Necrosis of the Femoral Head: A Silent Yet Dangerous Disease
Necrosis of the femoral head is a condition that can rapidly progress, often masquerading as other ailments. It poses a significant threat, leading to disability for those affected, but its symptoms remain subtle and easily mistaken for different health issues.
1. Understanding Femoral Head Necrosis
The femoral head, constituting two-thirds of the hip joint, is a spherical structure that points upward and inward. Femoral head necrosis, also known as avascular necrosis, arises due to insufficient blood supply, leading to the death of bone and cartilage tissue. In the initial stages, the bone head gradually thins, forming defects, followed by subchondral fractures, ultimately causing the collapse of the femoral head and loss of hip joint function, resulting in disability. This condition is not caused by bacteria, hence it is also referred to as aseptic necrosis of the femoral head.

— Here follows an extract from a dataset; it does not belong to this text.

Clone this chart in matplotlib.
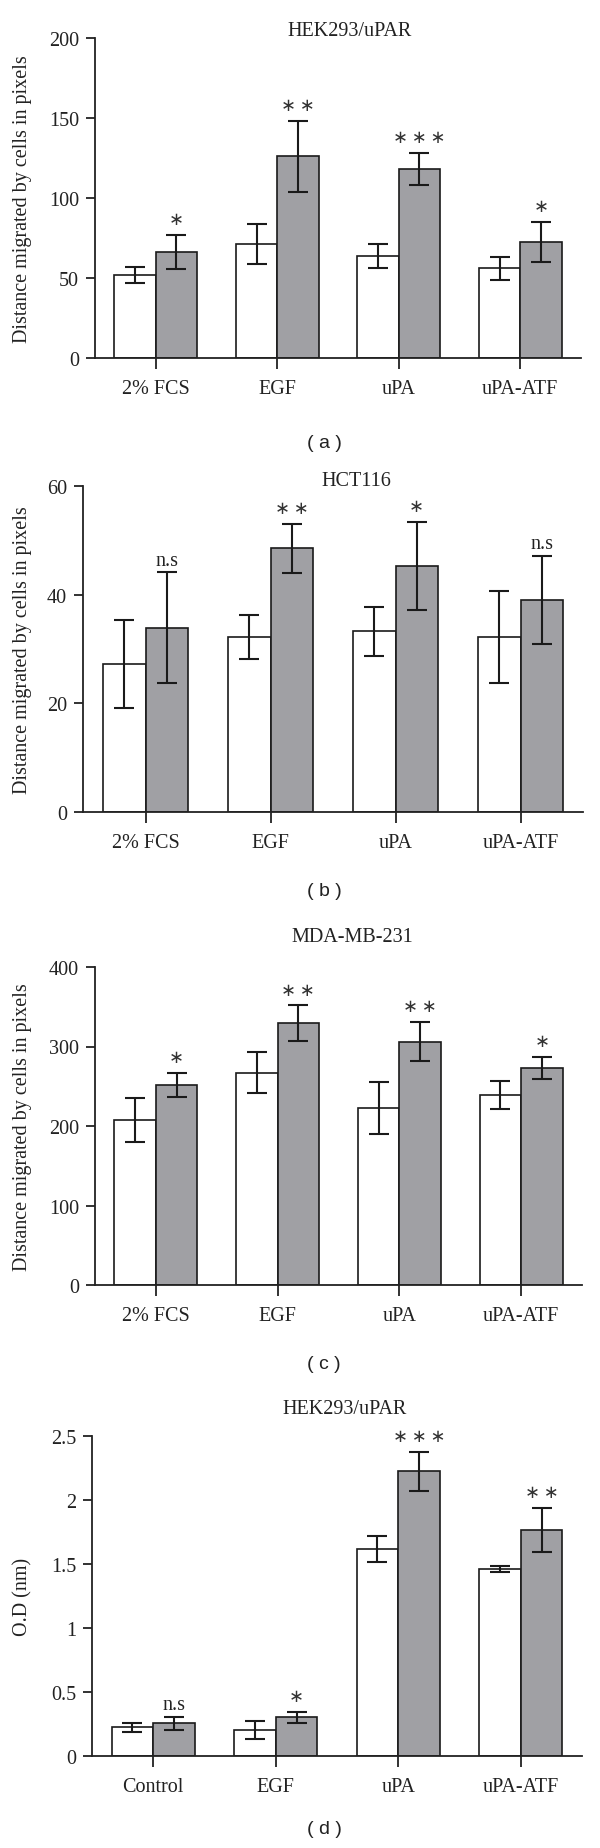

2. Causes and Risk Factors
- Hip injuries, dislocations, or fractures of the femoral neck
- Excessive alcohol and tobacco consumption, damaging blood vessels and leading to chronic vasculitis, which obstructs the capillaries supplying the femoral head
- Autoimmune diseases such as rheumatoid arthritis, lupus erythematosus, etc.

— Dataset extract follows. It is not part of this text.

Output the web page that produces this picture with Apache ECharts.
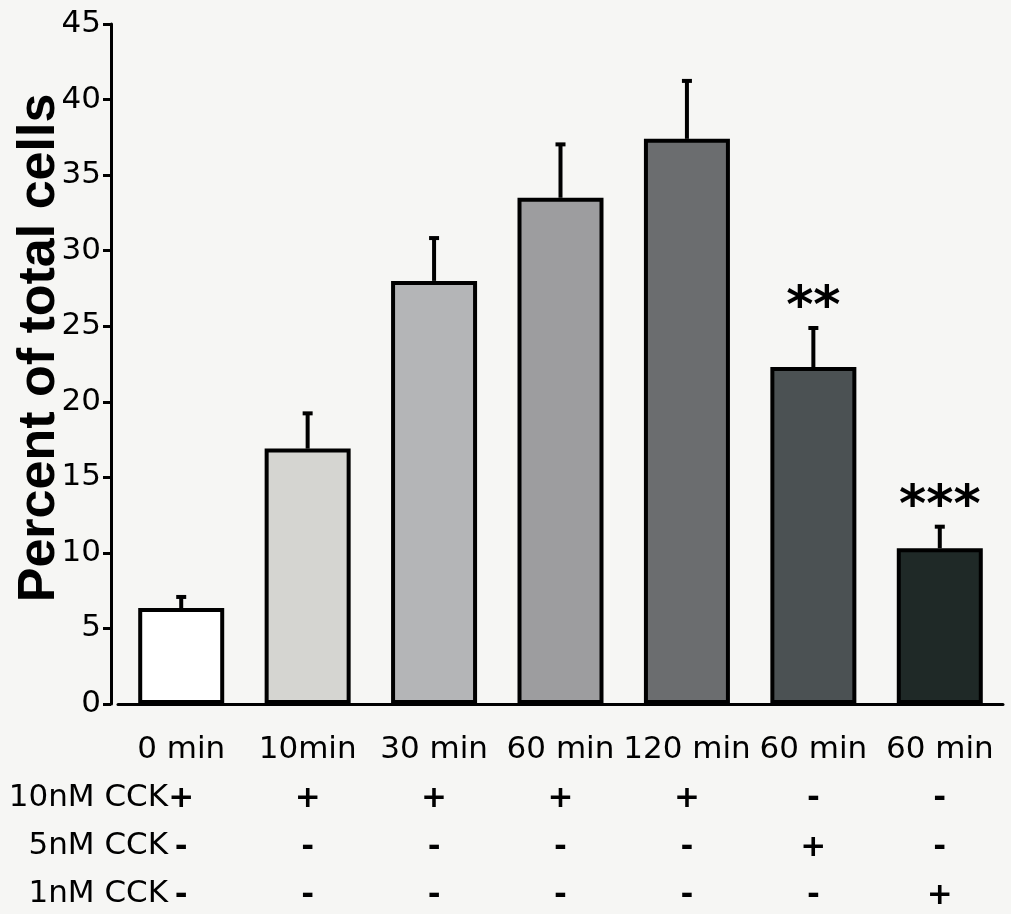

- Prolonged use of corticosteroid-containing medications
- Hypercoagulable conditions and spontaneous embolism
- Occupational hazards, e.g., miners, divers
- The risk of this disease increases with age
- More commonly observed in men
- Associated with chronic conditions like diabetes, hypertension, lipid metabolism disorders, and high uric acid levels
3. Symptoms of Femoral Head Necrosis
Femoral head necrosis is often a silent disease with limited symptoms, which may include:
- Hip pain, mainly felt on the inner side of the groin, radiating to the inner thigh or buttocks. Some patients may experience knee joint pain, leading to misdiagnosis.
- Pain may occur on one or both sides of the hip joint and worsens while walking or standing for extended periods, typically relieved by rest.
- Restricted hip mobility, especially during internal rotation, external rotation, abduction, and adduction. Squatting may become difficult or impossible.
- In advanced stages, the pain intensifies, severely limiting hip movements, including flexion and extension.
4. Diagnostic Measures
Diagnosis is based on clinical manifestations, taking into account risk factors such as age, history of hip injury, alcohol and tobacco use, and chronic medical conditions like diabetes and hypertension. Definitive diagnosis may involve:
- X-ray imaging, which reveals bone thinning and varying degrees of femoral head collapse, and even partial or complete loss of the femoral head.
- MRI scans when X-rays are inconclusive, providing early and accurate diagnosis of femoral head necrosis.
To reduce the risk of femoral head necrosis, individuals should:
- Limit alcohol consumption, quit smoking, and adopt a diet rich in green vegetables and fruits while minimizing fat intake.
- Effectively manage medical conditions, including blood pressure, blood sugar, and lipid levels.
- Exercise caution with medications containing corticosteroids, following medical staff instructions.